One paper, on an amazingly playful fifteenth-century French Romance, “Le Chevalier du Papegau” (“The Knight of the Parrot”) in which a young King Arthur goes questing with a singing parrot, reflected on how the word aventure—so much of a part of the notion of the quest—means “chance.” I thought that applied well to my own questing nature, my own desire to challenge myself by casting myself to chance on a seven hundred mile day.
The day wrapped up with final plenary lecture by Elizabeth Morrison on bestiaries, illuminated manuscripts of mundane and fantastical animals—fox, unicorn, dog-men, and marvels.

Morrison argued that medieval people used animals as a way of demarcating qualities of the non-human other, entities in the world who may appear humanoid but were ultimately less than human. Her argument was illustrated across the pages of the books she showed as evidence: half-human cannibals greedy to eat the wandering European trader, dog-men of unknown religious faith, swindler foxes who dressed like people but were cruel at heart. Animals, in Morrison’s argument, were not merely less than human to the medieval mind; they were the standard by which other humans could be measured as also less than human and treated appropriately.

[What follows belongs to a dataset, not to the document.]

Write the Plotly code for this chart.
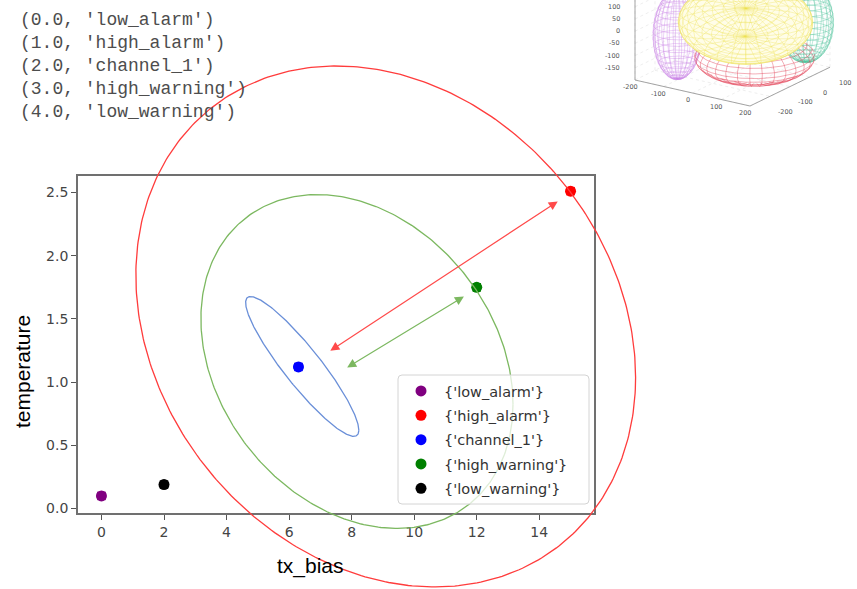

The argument left me uneasy, for it tended to read the images literally and exclusively, to assert that Christian Allegory could be a pure measure of the production of knowledge, that medieval people did not weigh the contradiction between the received authority of books of knowledge against the lived experience of working in the world, and that they knew no empathy for the hedgehog building his hole at the edge of the path.
My own sense is that the people of the Middle Ages simultaneously placed great stock in both written authority and lived experience. “Experience, though noon auctoritee: Were in this world, were right ynogh to me,” announces Chaucer’s Wife of Bath, and in that she points out—amidst a tapestry of learned quotations woven into her lecture—that her own experience is capable of grounding her perspective on the world.
One of the most uncanny things about people is that we live in contradiction, indeed, we produce knowledge through a state of contradiction. We continually balance what we learn as true with what experience as believable. That balance leads us to the most unshakeable conclusions; it also allows us to maintain a kind of emotional commitment—the commitment of faith—in the face of any obstacle. Thus, we maintain our difference even as it is crosscut by the hard truths of power and injustice in the world.
Regardless of the bestiaries, it is impossible for me to imagine that medieval people—so much closer to the animal world than we are now—could not imagine empathy for their fellow travelers in this world.
With that, I jumped on my fearsome steed and went to find my aventure on the freeways of Los Angeles.